Featuring members of Mugstar, Bonnacons of Doom, Dethscalator, Earth, and who knows how many other projects from the UK underground and beyond, Sex Swing’s second LP Type II sees the ragtag supergroup inject renewed looseness to the psychedelic noise rock of their 2016 debut.
That crucial distance of four-odd years is clear from the offset. Sex Swing failed to carry much dynamic variation, but it isn’t long until the ominous near-silence of Type II’s opener ‘The Passover’ is shattered by a battering ram from a band apparently in medias res on a squalling jam. Where jump scares are supposed to provide catharsis, Sex Swing sustain a volatile intensity across Type II that only instills the fear of more shocks just around the corner.

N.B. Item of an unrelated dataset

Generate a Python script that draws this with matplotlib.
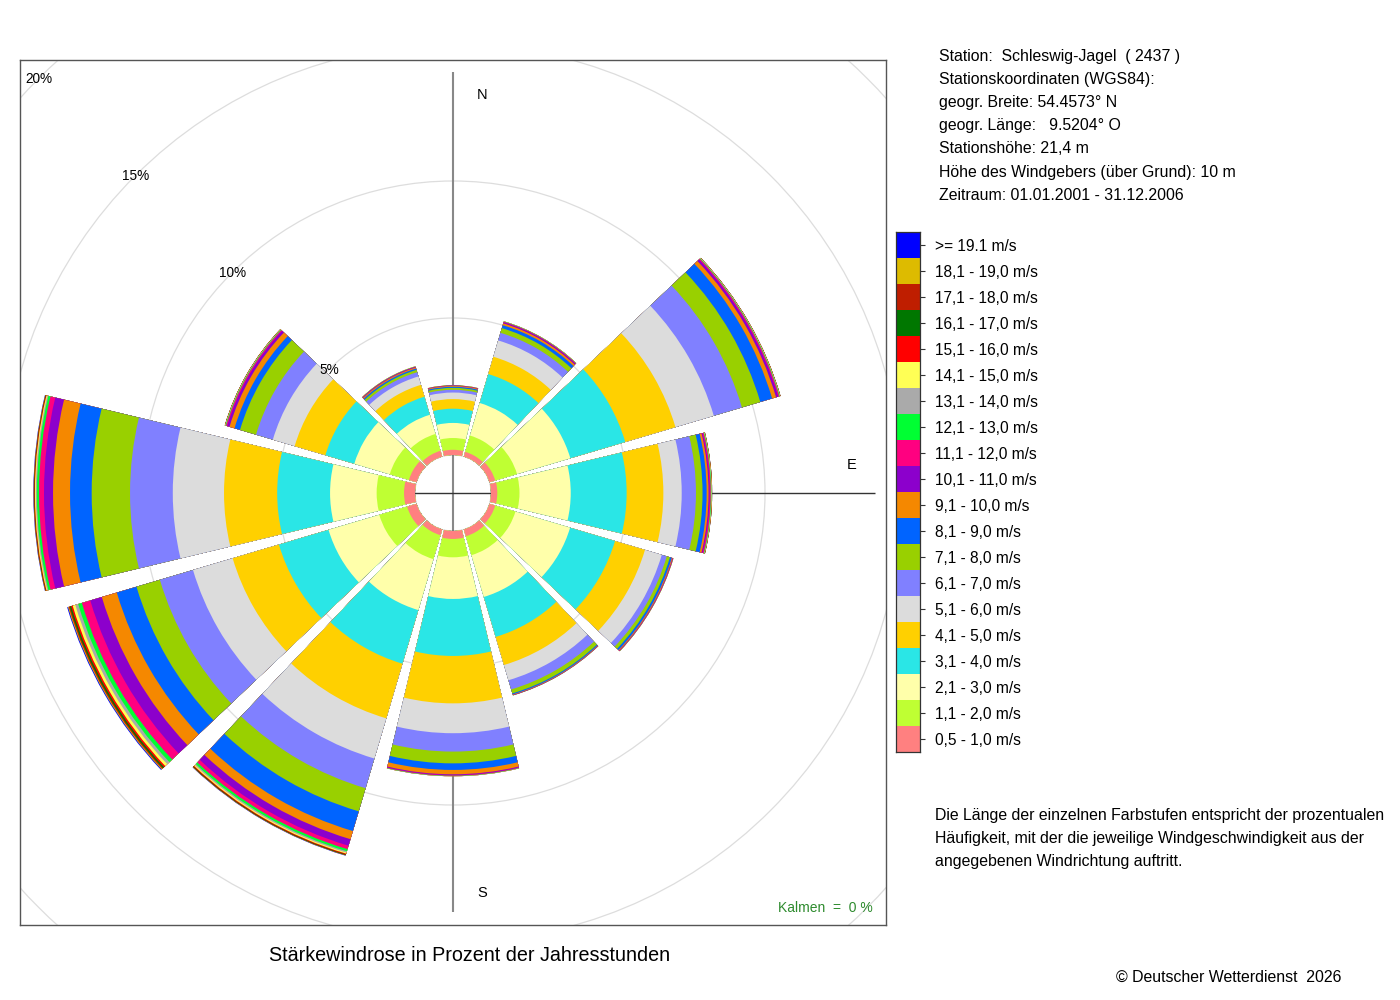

Musical vamps are owed their due as much as ever for accommodating such a hostile atmosphere, but the economy of sound on ‘Skimmington Ride’ and ‘Valentine’s Day at the Gym’ keep things heightened — the former mostly vibing off a spare, dissonant two-note phrase; the latter obversely remaining full-bodied and viscous throughout — hinting at maturity in improved musicianship, something often overlooked in something this elemental. The vital saxophone work of Colin Webster consistently irritates the side of every groove with underlying malignancy, while Dan Chandler’s vocal delivery becomes another instrument, straddling the legible and illegible, turning refrains like “I don’t like to wear the make-up” into pre-lingual chants. Haunted as groups who favour mystic repetition are by comparisons to krautrock, ‘Garden of Eden – 2000 AD’ benefits from sounding like a vicious rendition of La Düsseldorf’s ‘Düsseldorf’ as performed by Hey Colossus.
Order and chaos rule Type II, and Sex Swing would’ve made a far less engaging LP had they allowed one to supersede the other. It takes remarkable tact to have such opposing forces play together so amicably.